── Material

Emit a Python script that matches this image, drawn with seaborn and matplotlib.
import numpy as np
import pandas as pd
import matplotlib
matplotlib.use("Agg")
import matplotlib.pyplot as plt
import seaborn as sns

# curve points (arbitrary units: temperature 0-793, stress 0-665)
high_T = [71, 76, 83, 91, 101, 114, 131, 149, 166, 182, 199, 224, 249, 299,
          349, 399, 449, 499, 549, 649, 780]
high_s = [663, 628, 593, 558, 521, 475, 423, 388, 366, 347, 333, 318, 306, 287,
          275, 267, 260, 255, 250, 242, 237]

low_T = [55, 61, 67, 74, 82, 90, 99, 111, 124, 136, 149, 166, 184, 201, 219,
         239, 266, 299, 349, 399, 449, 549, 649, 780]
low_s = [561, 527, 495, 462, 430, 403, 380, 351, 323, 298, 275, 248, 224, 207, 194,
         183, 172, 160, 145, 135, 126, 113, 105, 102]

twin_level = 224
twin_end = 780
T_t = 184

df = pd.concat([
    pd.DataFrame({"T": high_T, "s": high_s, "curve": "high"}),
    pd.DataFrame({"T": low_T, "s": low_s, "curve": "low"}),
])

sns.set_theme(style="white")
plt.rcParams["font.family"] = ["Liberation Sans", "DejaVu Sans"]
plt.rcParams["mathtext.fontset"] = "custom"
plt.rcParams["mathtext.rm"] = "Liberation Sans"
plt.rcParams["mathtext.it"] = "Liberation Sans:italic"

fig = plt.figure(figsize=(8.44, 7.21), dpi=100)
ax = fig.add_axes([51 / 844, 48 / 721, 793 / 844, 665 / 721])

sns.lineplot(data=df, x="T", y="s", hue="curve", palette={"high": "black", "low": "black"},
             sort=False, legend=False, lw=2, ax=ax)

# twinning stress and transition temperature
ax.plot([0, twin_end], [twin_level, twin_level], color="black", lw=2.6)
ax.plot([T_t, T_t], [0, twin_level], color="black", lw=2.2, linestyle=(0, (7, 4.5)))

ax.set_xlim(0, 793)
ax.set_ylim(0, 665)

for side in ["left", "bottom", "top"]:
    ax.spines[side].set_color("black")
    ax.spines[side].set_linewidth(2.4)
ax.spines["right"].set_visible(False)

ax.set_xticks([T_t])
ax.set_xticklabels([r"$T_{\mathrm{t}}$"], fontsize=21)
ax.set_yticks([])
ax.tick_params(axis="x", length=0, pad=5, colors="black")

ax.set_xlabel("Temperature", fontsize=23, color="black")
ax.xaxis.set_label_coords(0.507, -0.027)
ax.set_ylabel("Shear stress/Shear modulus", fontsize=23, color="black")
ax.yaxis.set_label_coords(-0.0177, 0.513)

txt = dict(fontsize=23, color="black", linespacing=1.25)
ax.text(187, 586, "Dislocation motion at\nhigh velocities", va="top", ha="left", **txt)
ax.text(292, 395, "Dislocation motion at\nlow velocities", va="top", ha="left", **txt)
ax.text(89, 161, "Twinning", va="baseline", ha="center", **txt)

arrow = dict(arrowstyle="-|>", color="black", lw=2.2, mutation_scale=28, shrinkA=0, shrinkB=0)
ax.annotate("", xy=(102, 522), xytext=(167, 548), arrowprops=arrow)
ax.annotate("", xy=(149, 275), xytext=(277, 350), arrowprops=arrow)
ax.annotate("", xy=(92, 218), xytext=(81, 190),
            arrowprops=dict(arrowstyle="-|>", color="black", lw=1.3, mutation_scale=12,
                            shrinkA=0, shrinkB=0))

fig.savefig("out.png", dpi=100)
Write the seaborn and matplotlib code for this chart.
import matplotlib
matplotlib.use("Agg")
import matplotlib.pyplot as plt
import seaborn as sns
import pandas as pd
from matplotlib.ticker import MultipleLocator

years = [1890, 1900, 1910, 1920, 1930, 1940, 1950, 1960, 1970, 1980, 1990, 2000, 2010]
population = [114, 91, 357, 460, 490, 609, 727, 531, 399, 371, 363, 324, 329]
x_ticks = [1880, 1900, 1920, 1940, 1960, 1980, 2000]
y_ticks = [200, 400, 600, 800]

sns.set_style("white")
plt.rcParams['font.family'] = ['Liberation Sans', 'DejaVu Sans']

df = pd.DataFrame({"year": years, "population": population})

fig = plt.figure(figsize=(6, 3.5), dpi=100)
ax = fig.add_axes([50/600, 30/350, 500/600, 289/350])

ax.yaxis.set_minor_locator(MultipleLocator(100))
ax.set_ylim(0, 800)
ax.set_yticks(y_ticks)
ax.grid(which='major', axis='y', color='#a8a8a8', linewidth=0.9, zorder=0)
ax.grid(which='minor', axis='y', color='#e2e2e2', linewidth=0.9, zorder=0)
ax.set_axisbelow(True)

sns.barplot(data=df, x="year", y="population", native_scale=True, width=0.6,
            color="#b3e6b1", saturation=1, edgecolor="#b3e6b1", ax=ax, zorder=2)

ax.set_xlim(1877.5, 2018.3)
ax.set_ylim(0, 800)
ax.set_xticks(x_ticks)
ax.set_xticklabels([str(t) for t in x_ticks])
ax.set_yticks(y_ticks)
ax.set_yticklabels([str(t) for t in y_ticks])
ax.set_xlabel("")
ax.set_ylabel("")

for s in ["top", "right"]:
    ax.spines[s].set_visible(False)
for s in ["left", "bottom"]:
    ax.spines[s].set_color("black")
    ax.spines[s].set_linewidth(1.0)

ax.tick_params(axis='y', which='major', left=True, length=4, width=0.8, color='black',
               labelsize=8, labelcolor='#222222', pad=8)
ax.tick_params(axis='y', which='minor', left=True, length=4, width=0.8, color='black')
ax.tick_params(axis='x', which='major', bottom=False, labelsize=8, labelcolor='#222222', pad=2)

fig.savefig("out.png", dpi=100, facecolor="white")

────
── Material

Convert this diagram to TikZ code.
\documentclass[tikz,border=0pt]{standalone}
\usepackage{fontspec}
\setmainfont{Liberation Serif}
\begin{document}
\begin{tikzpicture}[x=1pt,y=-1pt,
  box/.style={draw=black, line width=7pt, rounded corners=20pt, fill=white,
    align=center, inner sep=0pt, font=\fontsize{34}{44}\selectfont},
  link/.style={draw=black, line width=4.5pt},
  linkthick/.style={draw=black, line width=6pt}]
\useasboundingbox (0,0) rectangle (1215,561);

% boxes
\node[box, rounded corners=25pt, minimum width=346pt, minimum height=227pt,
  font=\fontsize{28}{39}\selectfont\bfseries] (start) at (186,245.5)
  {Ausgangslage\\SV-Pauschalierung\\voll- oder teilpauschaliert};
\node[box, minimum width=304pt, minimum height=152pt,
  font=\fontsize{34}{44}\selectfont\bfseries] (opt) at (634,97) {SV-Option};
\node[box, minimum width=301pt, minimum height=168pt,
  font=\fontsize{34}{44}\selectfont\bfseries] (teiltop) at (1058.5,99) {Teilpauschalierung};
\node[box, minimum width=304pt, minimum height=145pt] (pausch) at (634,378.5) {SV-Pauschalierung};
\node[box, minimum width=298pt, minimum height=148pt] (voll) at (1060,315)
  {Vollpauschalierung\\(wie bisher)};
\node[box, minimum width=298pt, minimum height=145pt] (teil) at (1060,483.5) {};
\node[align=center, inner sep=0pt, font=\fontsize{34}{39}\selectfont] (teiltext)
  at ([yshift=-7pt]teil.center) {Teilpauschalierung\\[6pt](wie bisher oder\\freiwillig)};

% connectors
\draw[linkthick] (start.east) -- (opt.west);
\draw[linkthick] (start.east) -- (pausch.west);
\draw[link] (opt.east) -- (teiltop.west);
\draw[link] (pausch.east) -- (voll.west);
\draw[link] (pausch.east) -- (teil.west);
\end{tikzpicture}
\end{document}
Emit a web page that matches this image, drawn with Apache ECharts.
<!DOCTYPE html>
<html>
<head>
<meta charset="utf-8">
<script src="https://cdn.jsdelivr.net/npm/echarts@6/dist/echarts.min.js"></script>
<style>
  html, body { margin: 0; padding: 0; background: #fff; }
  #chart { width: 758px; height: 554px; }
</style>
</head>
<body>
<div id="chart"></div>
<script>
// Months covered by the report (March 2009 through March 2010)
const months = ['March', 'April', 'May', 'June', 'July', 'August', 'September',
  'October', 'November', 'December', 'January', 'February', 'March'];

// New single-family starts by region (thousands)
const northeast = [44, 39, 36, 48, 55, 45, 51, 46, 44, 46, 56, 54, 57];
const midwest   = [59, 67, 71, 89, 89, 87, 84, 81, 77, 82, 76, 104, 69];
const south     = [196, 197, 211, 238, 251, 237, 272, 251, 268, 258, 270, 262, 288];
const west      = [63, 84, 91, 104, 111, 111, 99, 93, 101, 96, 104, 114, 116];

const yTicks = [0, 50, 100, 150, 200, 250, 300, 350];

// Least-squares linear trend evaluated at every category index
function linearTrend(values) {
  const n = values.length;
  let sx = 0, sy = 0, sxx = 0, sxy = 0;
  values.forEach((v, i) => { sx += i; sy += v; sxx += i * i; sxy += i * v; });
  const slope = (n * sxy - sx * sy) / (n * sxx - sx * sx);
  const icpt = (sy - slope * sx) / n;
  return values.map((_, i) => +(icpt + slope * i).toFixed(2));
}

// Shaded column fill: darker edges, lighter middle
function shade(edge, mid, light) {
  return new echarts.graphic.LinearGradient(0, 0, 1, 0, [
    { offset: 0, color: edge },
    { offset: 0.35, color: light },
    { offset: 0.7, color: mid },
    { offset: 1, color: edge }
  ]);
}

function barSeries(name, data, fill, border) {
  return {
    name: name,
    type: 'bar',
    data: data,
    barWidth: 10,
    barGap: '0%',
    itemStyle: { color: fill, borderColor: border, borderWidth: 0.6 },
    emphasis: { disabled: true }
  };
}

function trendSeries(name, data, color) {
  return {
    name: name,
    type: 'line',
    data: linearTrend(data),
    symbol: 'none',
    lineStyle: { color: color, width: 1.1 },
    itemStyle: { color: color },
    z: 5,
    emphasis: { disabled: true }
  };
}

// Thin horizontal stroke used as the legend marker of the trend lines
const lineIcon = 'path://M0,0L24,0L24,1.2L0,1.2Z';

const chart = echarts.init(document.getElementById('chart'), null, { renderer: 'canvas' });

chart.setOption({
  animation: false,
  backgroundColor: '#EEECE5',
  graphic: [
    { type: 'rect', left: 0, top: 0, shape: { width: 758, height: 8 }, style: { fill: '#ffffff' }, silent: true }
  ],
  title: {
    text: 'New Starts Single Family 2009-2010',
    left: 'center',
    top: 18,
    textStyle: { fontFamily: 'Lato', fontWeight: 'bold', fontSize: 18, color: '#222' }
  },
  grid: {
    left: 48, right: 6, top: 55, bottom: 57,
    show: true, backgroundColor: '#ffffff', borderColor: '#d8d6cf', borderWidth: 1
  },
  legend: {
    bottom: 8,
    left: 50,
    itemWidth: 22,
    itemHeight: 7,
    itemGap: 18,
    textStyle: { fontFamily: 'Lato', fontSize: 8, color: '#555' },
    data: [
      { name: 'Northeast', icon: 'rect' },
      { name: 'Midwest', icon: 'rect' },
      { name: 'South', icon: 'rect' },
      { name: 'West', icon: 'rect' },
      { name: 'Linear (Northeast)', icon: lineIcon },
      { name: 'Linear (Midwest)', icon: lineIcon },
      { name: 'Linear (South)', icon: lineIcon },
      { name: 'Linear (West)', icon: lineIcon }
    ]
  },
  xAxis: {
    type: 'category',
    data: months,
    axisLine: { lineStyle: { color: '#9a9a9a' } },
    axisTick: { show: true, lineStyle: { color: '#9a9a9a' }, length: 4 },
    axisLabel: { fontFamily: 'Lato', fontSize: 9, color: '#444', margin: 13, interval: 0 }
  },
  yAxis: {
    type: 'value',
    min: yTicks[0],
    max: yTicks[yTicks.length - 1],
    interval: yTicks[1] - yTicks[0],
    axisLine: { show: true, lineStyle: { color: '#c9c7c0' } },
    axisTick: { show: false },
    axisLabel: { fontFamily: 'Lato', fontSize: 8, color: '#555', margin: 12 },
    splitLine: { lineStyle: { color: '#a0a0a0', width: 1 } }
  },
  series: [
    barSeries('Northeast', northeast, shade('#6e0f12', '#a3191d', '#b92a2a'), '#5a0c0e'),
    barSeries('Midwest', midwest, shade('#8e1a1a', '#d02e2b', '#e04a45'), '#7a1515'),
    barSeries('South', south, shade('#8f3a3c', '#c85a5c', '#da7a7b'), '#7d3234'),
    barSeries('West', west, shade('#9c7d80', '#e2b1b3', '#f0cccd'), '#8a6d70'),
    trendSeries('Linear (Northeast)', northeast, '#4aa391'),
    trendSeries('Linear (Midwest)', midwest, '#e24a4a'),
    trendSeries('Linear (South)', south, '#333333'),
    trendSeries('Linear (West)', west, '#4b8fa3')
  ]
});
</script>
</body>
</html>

────

Return the lines from the line with "Write the seaborn" through the line with "from matplotlib.ticker import MultipleLocator", inclusive, exactly as they stand, and nothing else.

Write the seaborn and matplotlib code for this chart.
import matplotlib
matplotlib.use("Agg")
import matplotlib.pyplot as plt
import seaborn as sns
import pandas as pd
from matplotlib.ticker import MultipleLocator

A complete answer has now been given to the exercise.